A local Boy Scout who has drawn national attention after recently being kicked out of his troop because he is gay delivered a petition with more than 400,000 signatures to troop leaders today demanding he receive the Eagle Award he earned.
Longtime Boy Scout Ryan Andresen, 18, of Moraga, presented boxes filled with signed petitions to the Mount Diablo-Silverado Boy Scout Council in Pleasant Hill this afternoon, along with his parents, Karen and Eric Andresen.
The signatures have accumulated from supporters nationwide over the past two weeks since the teen's mother posted the petition on Change.org. She said that her son had been a Boy Scout for 12 years until recently, after telling Troop 212 leaders that he is gay.
Although Andresen completed all of the requirements to earn the Eagle rank -- Scouting's final merit award - he was denied the honor due to his sexual orientation, she said.
John Fenoglio, scout executive for the Mount Diablo-Silverado council, which oversees Troop 212, reaffirmed that Andresen's membership was revoked because he is gay, following the Boy Scouts of America's policy prohibiting gay members.
Karen Andresen pledged at a news conference outside the Boy Scout Council's offices today to continue advocating for her son until he receives his Eagle Award, as well as for other gay Scouts.
"The sad truth is, Ryan's situation is not unique," she said. "Countless Scouts have been removed from Scouting, simply for being honest with themselves and other Scouts."
Ryan Andresen, who wore his Boy Scout uniform today, recalled how earlier this year, he earned his Eagle badge by completing a capstone project.
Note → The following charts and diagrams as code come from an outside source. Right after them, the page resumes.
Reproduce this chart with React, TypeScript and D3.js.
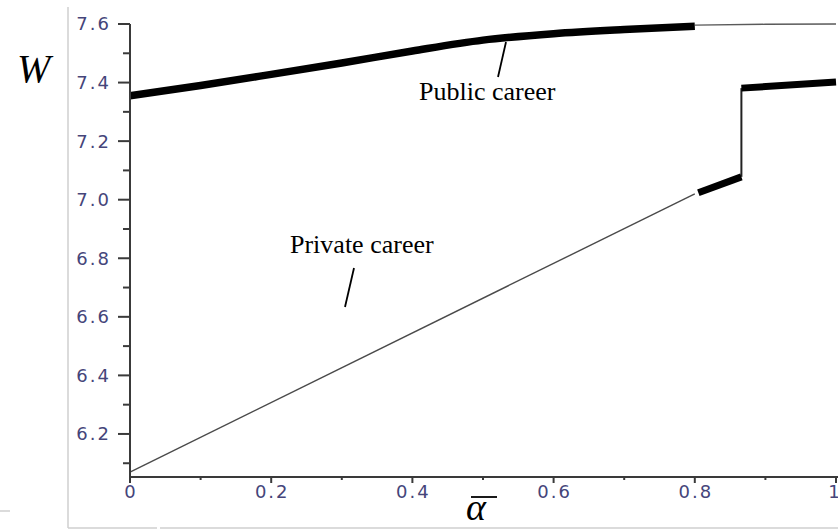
import React, { useEffect, useRef } from 'react';
import * as d3 from 'd3';

// public career: thick part (alpha, W), then thin tail
const publicThickAlpha = [0, 0.1, 0.2, 0.3, 0.4, 0.5, 0.6, 0.7, 0.8];
const publicThickW = [7.355, 7.39, 7.428, 7.467, 7.508, 7.545, 7.567, 7.581, 7.592];
const publicThinAlpha = [0.8, 0.9, 1.0];
const publicThinW = [7.596, 7.599, 7.6];

// private career: thin line, thick pieces, jump
const privateThinAlpha = [0, 0.8];
const privateThinW = [6.07, 7.02];
const privateThick1Alpha = [0.805, 0.866];
const privateThick1W = [7.024, 7.078];
const jumpAlpha = [0.866, 0.866];
const jumpW = [7.078, 7.381];
const privateThick2Alpha = [0.866, 1.0];
const privateThick2W = [7.381, 7.402];

const yMajor = [6.2, 6.4, 6.6, 6.8, 7.0, 7.2, 7.4, 7.6];
const yMinor = [6.1, 6.3, 6.5, 6.7, 6.9, 7.1, 7.3, 7.5];
const xMajor = [0, 0.2, 0.4, 0.6, 0.8, 1];
const xMinor = [0.1, 0.3, 0.5, 0.7, 0.9];

function App() {
  const ref = useRef<SVGSVGElement>(null);

  useEffect(() => {
    const svg = d3.select(ref.current);
    svg.selectAll('*').remove();

    const x = d3.scaleLinear().domain([0, 1]).range([130, 836]);
    const y = d3.scaleLinear().domain([6.053, 7.6]).range([477, 24]);

    // faint frame left over from the scan
    const frame = '#cfcfcf';
    svg.append('line').attr('x1', 68).attr('x2', 68).attr('y1', 7).attr('y2', 528)
      .attr('stroke', frame).attr('stroke-width', 1.5);
    svg.append('line').attr('x1', 68).attr('x2', 157).attr('y1', 528).attr('y2', 528)
      .attr('stroke', frame).attr('stroke-width', 1.5);
    svg.append('line').attr('x1', 160).attr('x2', 838).attr('y1', 528).attr('y2', 528)
      .attr('stroke', frame).attr('stroke-width', 1.5);
    svg.append('line').attr('x1', 0).attr('x2', 10).attr('y1', 511).attr('y2', 511)
      .attr('stroke', frame).attr('stroke-width', 1.5);

    const line = d3.line<[number, number]>()
      .x(d => x(d[0]))
      .y(d => y(d[1]));
    const curve = d3.line<[number, number]>()
      .x(d => x(d[0]))
      .y(d => y(d[1]))
      .curve(d3.curveMonotoneX);
    const zip = (a: number[], b: number[]) => a.map((v, i) => [v, b[i]] as [number, number]);

    // thin lines
    svg.append('path').attr('d', line(zip(privateThinAlpha, privateThinW)))
      .attr('fill', 'none').attr('stroke', '#4a4a4a').attr('stroke-width', 1.4);
    svg.append('path').attr('d', line(zip(publicThinAlpha, publicThinW)))
      .attr('fill', 'none').attr('stroke', '#5a5a5a').attr('stroke-width', 1.4);
    svg.append('path').attr('d', line(zip(jumpAlpha, jumpW)))
      .attr('fill', 'none').attr('stroke', '#222').attr('stroke-width', 2);

    // thick lines
    svg.append('path').attr('d', curve(zip(publicThickAlpha, publicThickW)))
      .attr('fill', 'none').attr('stroke', '#000').attr('stroke-width', 7.5);
    svg.append('path').attr('d', line(zip(privateThick1Alpha, privateThick1W)))
      .attr('fill', 'none').attr('stroke', '#000').attr('stroke-width', 7);
    svg.append('path').attr('d', line(zip(privateThick2Alpha, privateThick2W)))
      .attr('fill', 'none').attr('stroke', '#000').attr('stroke-width', 7);

    // axes
    const axisColor = '#3a3a3a';
    const labelColor = '#45457a';
    svg.append('line').attr('x1', x(0)).attr('x2', x(0)).attr('y1', y(7.6)).attr('y2', y.range()[0])
      .attr('stroke', axisColor).attr('stroke-width', 2);
    svg.append('line').attr('x1', x(0)).attr('x2', 838).attr('y1', y.range()[0]).attr('y2', y.range()[0])
      .attr('stroke', axisColor).attr('stroke-width', 2);

    yMajor.forEach(v => {
      svg.append('line').attr('x1', x(0) - 12).attr('x2', x(0)).attr('y1', y(v)).attr('y2', y(v))
        .attr('stroke', axisColor).attr('stroke-width', 2);
      svg.append('text').attr('x', 111).attr('y', y(v)).attr('dy', '0.36em')
        .attr('text-anchor', 'end').attr('font-family', 'DejaVu Sans').attr('font-size', 18)
        .attr('letter-spacing', 2).attr('fill', labelColor).text(d3.format('.1f')(v));
    });
    yMinor.forEach(v => {
      svg.append('line').attr('x1', x(0) - 7).attr('x2', x(0)).attr('y1', y(v)).attr('y2', y(v))
        .attr('stroke', axisColor).attr('stroke-width', 2);
    });
    xMajor.forEach(v => {
      svg.append('line').attr('x1', x(v)).attr('x2', x(v)).attr('y1', 477).attr('y2', 483)
        .attr('stroke', axisColor).attr('stroke-width', 2);
      svg.append('text').attr('x', x(v) + (v === 1 ? -1 : 1)).attr('y', 498)
        .attr('text-anchor', 'middle').attr('font-family', 'DejaVu Sans').attr('font-size', 18)
        .attr('letter-spacing', 2).attr('fill', labelColor).text(String(v));
    });
    xMinor.forEach(v => {
      svg.append('line').attr('x1', x(v)).attr('x2', x(v)).attr('y1', 477).attr('y2', 480)
        .attr('stroke', axisColor).attr('stroke-width', 2);
    });

    // axis titles
    svg.append('text').attr('x', 17).attr('y', 82)
      .attr('font-family', 'Liberation Serif').attr('font-style', 'italic').attr('font-size', 40)
      .attr('fill', '#000').text('W');
    svg.append('text').attr('x', 466).attr('y', 520)
      .attr('font-family', 'Liberation Serif').attr('font-style', 'italic').attr('font-size', 38)
      .attr('fill', '#000').text('α');
    svg.append('line').attr('x1', 471).attr('x2', 497).attr('y1', 497).attr('y2', 497)
      .attr('stroke', '#000').attr('stroke-width', 1.8);

    // annotations
    svg.append('text').attr('x', 419).attr('y', 100)
      .attr('font-family', 'Liberation Serif').attr('font-size', 26).attr('fill', '#000')
      .text('Public career');
    svg.append('line').attr('x1', 506).attr('y1', 42).attr('x2', 498).attr('y2', 77)
      .attr('stroke', '#000').attr('stroke-width', 1.8);
    svg.append('text').attr('x', 290).attr('y', 253)
      .attr('font-family', 'Liberation Serif').attr('font-size', 26).attr('fill', '#000')
      .text('Private career');
    svg.append('line').attr('x1', 354).attr('y1', 268).attr('x2', 345).attr('y2', 307)
      .attr('stroke', '#000').attr('stroke-width', 1.8);
  }, []);

  return (
    <svg ref={ref} width={838} height={531}
      style={{ position: 'absolute', left: 0, top: 0, background: '#fff' }} />
  );
}

export default App;
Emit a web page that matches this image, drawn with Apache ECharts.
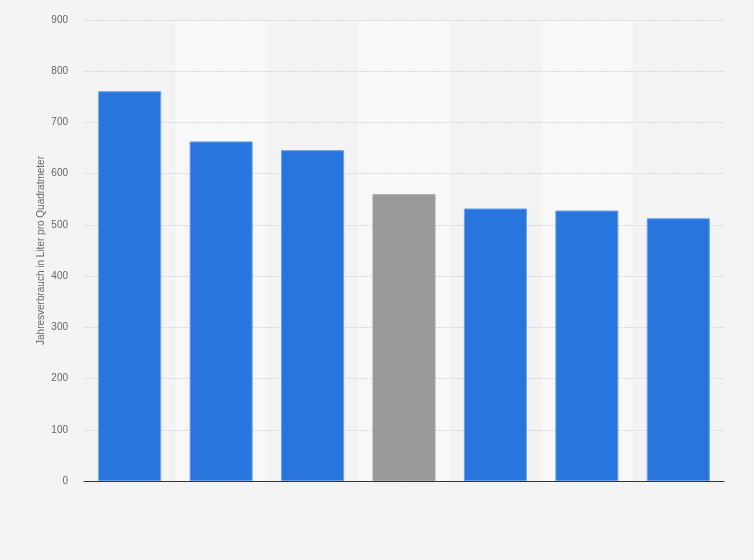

He said he spent hours at his former middle school building an anti-bullying "Tolerance Wall" with tiles made by students depicting acts of kindness.
"Unfortunately the Boy Scouts, in deciding to follow its hurtful policy against gay people, are being bullies themselves," he said.
The Andresens said they had not heard from the Boy Scout troop leaders since receiving a letter earlier this month informing them that Ryan's membership had been revoked not only because of his sexual orientation but also because "he does not agree to Scouting's commitment and obligation of 'duty to God'."
"I've always believed in a higher power and I do have a god," Andresen said today, adding that he had never expressed otherwise to his scout leaders.
Scout representatives took the boxes full of petition signatures today and met with the Andresens following the news conference.
Eric Andresen, Ryan's father, said he is hopeful that the widespread show of support for his son would spur the local council to join numerous other Boy Scout troops throughout the country that have decided to openly defy the national organization's anti-gay policy.
Troop 212 Eagle Scout and former Counselor Matthew Kimball, who joined the Andresens today, agreed, calling BSA's prohibition against gays a "wrong-headed policy."
He said he himself decided to quietly step down as a counselor with the local Scout troop because of his sexual orientation, but only came out as gay after being inspired by Karen Andresen's petition on Facebook.
"This young man had the courage to stand up for himself at 17 in a way I found myself unable to do," he said, gesturing to Ryan.
Working with gay rights group Scouts for Equality, Kimball said he has collected more than 150 Eagle Scout pins from other Boy Scouts, including 50 local members, to give to the teen.
Today, state Assemblywoman Nancy Skinner, who represents the district where the Andresens live, presented Ryan with a framed state Assembly resolution commending him for his courage.
"I'm here as a parent as much as a legislator, and I think many parents would stand with me in saying, 'Shame on you, Boy Scouts'," she said this afternoon.
Andresen said that while being denied his Eagle Award has been difficult, the outpouring of support he has received from hundreds of thousands of people has been "unbelievable."
Last week, he and his mother shared their story with an even larger audience during an appearance on the nationally syndicated Ellen DeGeneres Show.
During the segment, DeGeneres awarded the teen with a $20,000 scholarship check from online photo retailer Shutterfly and applauded his campaign.